Micro, small and medium enterprises (MSMEs) make up 90 per cent of businesses in the Asia-Pacific region, but only 35 per cent of the region’s exports, according to the Asia-Pacific Economic Cooperation’s Business Advisory Council’s (ABAC) most recent report, signalling a need for measures to improve the inclusion and competitiveness of MSMEs in international trade.
The ABAC Report to Leaders 2017 was recently presented to heads and representatives of the 21 member economies in the Pacific Rim that form the Asia-Pacific Economic Cooperation (APEC), whose leader’s summit meeting will take place next month in Vietnam.
Brunei’s ABAC representatives Yang Berhormat Hafimi Abdul Haadii and Soon Loo presented the annual report to the Minister of Foreign Affairs and Trade II Yang Berhormat Pehin Orang Kaya Perkerma Dewa Dato Seri Setia Awang Lim Jock Seng earlier this week.

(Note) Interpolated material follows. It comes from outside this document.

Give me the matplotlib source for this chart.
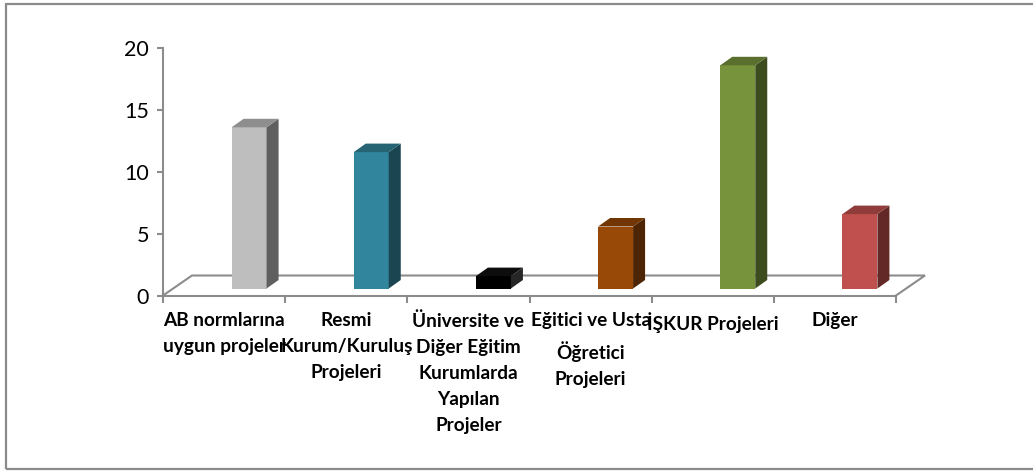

“The ABAC report serves as a benchmark for Brunei as we enhance our own policies and procedures to be competitive regionally. It provides us with potential best practices and case studies which can be adapted to Wawasan 2035,” said YB Hafimi.
This year’s report, entitled “Creating New Dynamisms, Fostering a Shared Future” focuses on smart agriculture, deeper regional economic integration, sustainable and innovative economic growth and enhancing of MSMEs in the digital era.
To improve the competitiveness of MSMEs and develop them to become direct participants of international trade, the report calls for enhancing MSMEs’ global presence through digital platforms, promoting innovative business models, enhancing women’s economic empowerment and strengthening links between MSMEs and larger enterprises.
ABAC Brunei said they are currently engaging in these initiatives, which seeks to build the capacities of MSMEs, helping them strengthen their position in the global competitive market.
“ABAC has been calling on governments to enhance the participations of MSMEs in the Global Value Chains through various initiatives including engaging big business to set in place fair practice mechanisms to enable MSMe to access supply chains,” added YB Hafimi. “In Brunei, we are promoting initiatives to build capacities of MSMEs to meet the global standards by working with all agencies under the Energy and Industry Department at the Prime Minsiter’s Office and possible alignment with companies/projects under Darussalam Assets to effectively tap into supply chains.”
ABAC was created in 1995 by the Asia-Pacific Economic Cooperation (APEC) as a private sector council, made up of three members from private industry of each of the APEC member economies that present recommendations on the region’s business sector’s priorities and concerns.
Each year, the council presents a report identifying key issues in the business economy and provides recommendations on how to address them; serving as a guideline for governments to use when developing initiatives and creating policies to further progress their economic growth.
Findings in this year’s eport also call for governments to remain committed and introduce policies to enable a Free Trade Area of the Asia-Pacific (FTAAP). As a member of the Trans Pacific Partnership (TPP), the report hopes to see Brunei and other TPP parties implement the commitments of the agreement as soon as possible to benefit their economies, paving the way to achieving economic integration of the Asia-Pacific region.